### OBJECTIVE
Filter the entries below, keeping every line that has the word "matplotlib".
# PROVIDED INFORMATION start
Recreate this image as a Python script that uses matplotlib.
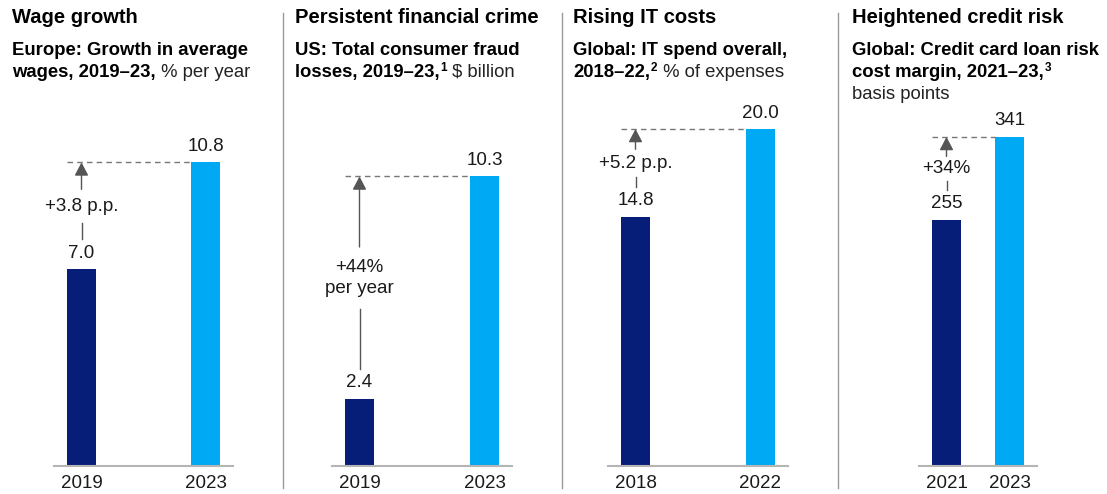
import matplotlib.pyplot as plt

plt.rcParams['font.family'] = ['Liberation Sans', 'DejaVu Sans']

# data
titles = ['Wage growth', 'Persistent financial crime', 'Rising IT costs', 'Heightened credit risk']
# each line: (bold part, superscript note, regular part)
subtitles = [
    [('Europe: Growth in average', '', ''), ('wages, 2019–23,', '', ' % per year')],
    [('US: Total consumer fraud', '', ''), ('losses, 2019–23,', '1', ' $ billion')],
    [('Global: IT spend overall,', '', ''), ('2018–22,', '2', ' % of expenses')],
    [('Global: Credit card loan risk', '', ''), ('cost margin, 2021–23,', '3', ''),
     ('', '', 'basis points')],
]
years = [['2019', '2023'], ['2019', '2023'], ['2018', '2022'], ['2021', '2023']]
values = [[7.0, 10.8], [2.4, 10.3], [14.8, 20.0], [255, 341]]
value_labels = [['7.0', '10.8'], ['2.4', '10.3'], ['14.8', '20.0'], ['255', '341']]
changes = ['+3.8 p.p.', '+44%\nper year', '+5.2 p.p.', '+34%']

# layout (pixels)
W, H = 1107, 494
base_y, top_y = 466, 100
panel_x = [(54, 233), (332, 512), (608, 788), (919, 1037)]
title_x = [12, 295, 573, 852]
ytops = [13.02, 13.02, 21.72, 379.3]
gaps = [17, 31, 14, 12.5]
sep_x = [283, 562, 838]
margin, bar_px = 27.5, 29

dark, light = '#061E78', '#00A9F4'
txt = '#1a1a1a'
arrow_c = '#555555'
fs = 13.5

fig = plt.figure(figsize=(W / 100, H / 100), dpi=100)

for x in sep_x:
    fig.add_artist(plt.Line2D([x / W, x / W], [1 - 13 / H, 1 - 488 / H],
                              color='#9a9a9a', lw=1))

for i in range(4):
    x0, x1 = panel_x[i]
    ax = fig.add_axes([x0 / W, 1 - base_y / H, (x1 - x0) / W, (base_y - top_y) / H])
    unit = x1 - x0 - 2 * margin
    ax.set_xlim(-margin / unit, 1 + margin / unit)
    ax.set_ylim(0, ytops[i])
    ax.axis('off')
    bw = bar_px / unit
    v1, v2 = values[i]
    ax.bar([0, 1], values[i], width=bw, color=[dark, light], zorder=2)
    ax.axhline(0, color='#b5b5b5', lw=1.5, zorder=3, clip_on=False)

    for j in range(2):
        ax.annotate(value_labels[i][j], (j, values[i][j]), xytext=(0, 11.5),
                    textcoords='offset points', ha='center', va='center',
                    fontsize=fs, color=txt)
        ax.annotate(years[i][j], (j, 0), xytext=(0, -12.3),
                    textcoords='offset points', ha='center', va='center',
                    fontsize=fs, color=txt, annotation_clip=False)

    # change annotation
    dpx = ytops[i] / (base_y - top_y)
    ax.plot([-bw / 2, 1 - bw / 2], [v2, v2], color='#777777', lw=1,
            dashes=(4, 3), zorder=1)
    seg_bot = v1 + 30 * dpx
    head_bot = v2 - 11 * dpx
    lab = (seg_bot + head_bot) / 2
    ax.plot([0, 0], [seg_bot, lab - gaps[i] * dpx], color=arrow_c, lw=1)
    ax.annotate('', xy=(0, v2), xytext=(0, lab + gaps[i] * dpx),
                arrowprops=dict(arrowstyle='-|>,head_length=0.8,head_width=0.42',
                                color=arrow_c, lw=1, shrinkA=0, shrinkB=0,
                                mutation_scale=10))
    ax.text(0, lab, changes[i], ha='center', va='center', fontsize=fs,
            color=txt, linespacing=1.3)

# titles
renderer = fig.canvas.get_renderer()
for i in range(4):
    x = title_x[i]
    fig.text(x / W, 1 - 23 / H, titles[i], fontsize=14.5, weight='bold',
             color='black', va='baseline')
    for k, (bold, sup, reg) in enumerate(subtitles[i]):
        yb = 1 - (55 + 22 * k) / H
        xe = x
        if bold:
            t = fig.text(x / W, yb, bold, fontsize=13.3, weight='bold',
                         color='black', va='baseline')
            xe = t.get_window_extent(renderer).x1
        if sup:
            s = fig.text(xe / W + 1 / W, yb + 6 / H, sup, fontsize=8.5,
                         weight='bold', color='black', va='baseline')
            xe = s.get_window_extent(renderer).x1
        if reg:
            fig.text(xe / W, yb, reg, fontsize=13.3, color='#222222', va='baseline')

fig.savefig('out.png', dpi=100)
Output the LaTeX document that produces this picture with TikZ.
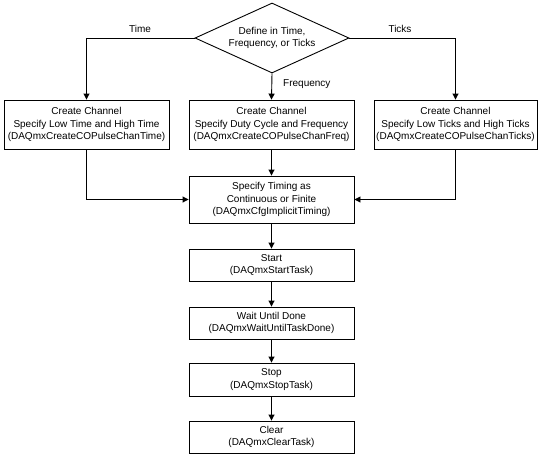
\documentclass[tikz,border=0pt]{standalone}
\usepackage{fontspec}
\setmainfont{Liberation Sans}
\usetikzlibrary{shapes.geometric,arrows.meta}
\begin{document}
\begin{tikzpicture}[x=1pt,y=-1pt,
  every node/.style={font=\fontsize{10}{12.2}\selectfont},
  box/.style={draw,line width=0.9pt,align=center,inner sep=0pt,minimum width=165pt},
  conn/.style={line width=0.9pt,-{Triangle[length=6pt,width=6pt]}},
  lbl/.style={inner sep=0pt}]
\useasboundingbox (0,0) rectangle (541,456);
\node[diamond,draw,line width=0.9pt,minimum width=154pt,minimum height=70pt,inner sep=0pt] (dec) at (272,38) {};
\node[align=center,inner sep=0pt] (dectext) at (272,38) {Define in Time,\\Frequency, or Ticks};
\node[box,minimum height=49pt] (lbox) at (86.5,124.5) {Create Channel\\Specify Low Time and High Time\\(DAQmxCreateCOPulseChanTime)};
\node[box,minimum height=49pt] (mbox) at (271.5,124.5) {Create Channel\\Specify Duty Cycle and Frequency\\(DAQmxCreateCOPulseChanFreq)};
\node[box,minimum height=49pt,minimum width=163pt] (rbox) at (455.5,124.5) {Create Channel\\Specify Low Ticks and High Ticks\\(DAQmxCreateCOPulseChanTicks)};
\node[box,minimum height=47pt] (timing) at (271.5,199.5) {Specify Timing as\\Continuous or Finite\\(DAQmxCfgImplicitTiming)};
\node[box,minimum height=32pt] (start) at (271.5,265) {Start\\(DAQmxStartTask)};
\node[box,minimum height=32pt] (wait) at (271.5,323) {Wait Until Done\\(DAQmxWaitUntilTaskDone)};
\node[box,minimum height=33pt] (stop) at (271.5,379.5) {Stop\\(DAQmxStopTask)};
\node[box,minimum height=32pt] (clear) at (271.5,437) {Clear\\(DAQmxClearTask)};
\node[lbl] (ltime) at (140,29) {Time};
\node[lbl] (lticks) at (400,29) {Ticks};
\node[lbl,anchor=west] (lfreq) at (283,84) {Frequency};
\draw[conn] (dec.west) -| (lbox.north);
\draw[conn] (dec.east) -| (rbox.north);
\draw[conn] (dec.south) -- (mbox.north);
\draw[conn] (mbox.south) -- (timing.north);
\draw[conn] (lbox.south) |- (timing.west);
\draw[conn] (rbox.south) |- (timing.east);
\draw[conn] (timing) -- (start);
\draw[conn] (start) -- (wait);
\draw[conn] (wait) -- (stop);
\draw[conn] (stop) -- (clear);
\end{tikzpicture}
\end{document}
# PROVIDED INFORMATION end
### SOLUTION TO THIS TASK
Recreate this image as a Python script that uses matplotlib.
import matplotlib.pyplot as plt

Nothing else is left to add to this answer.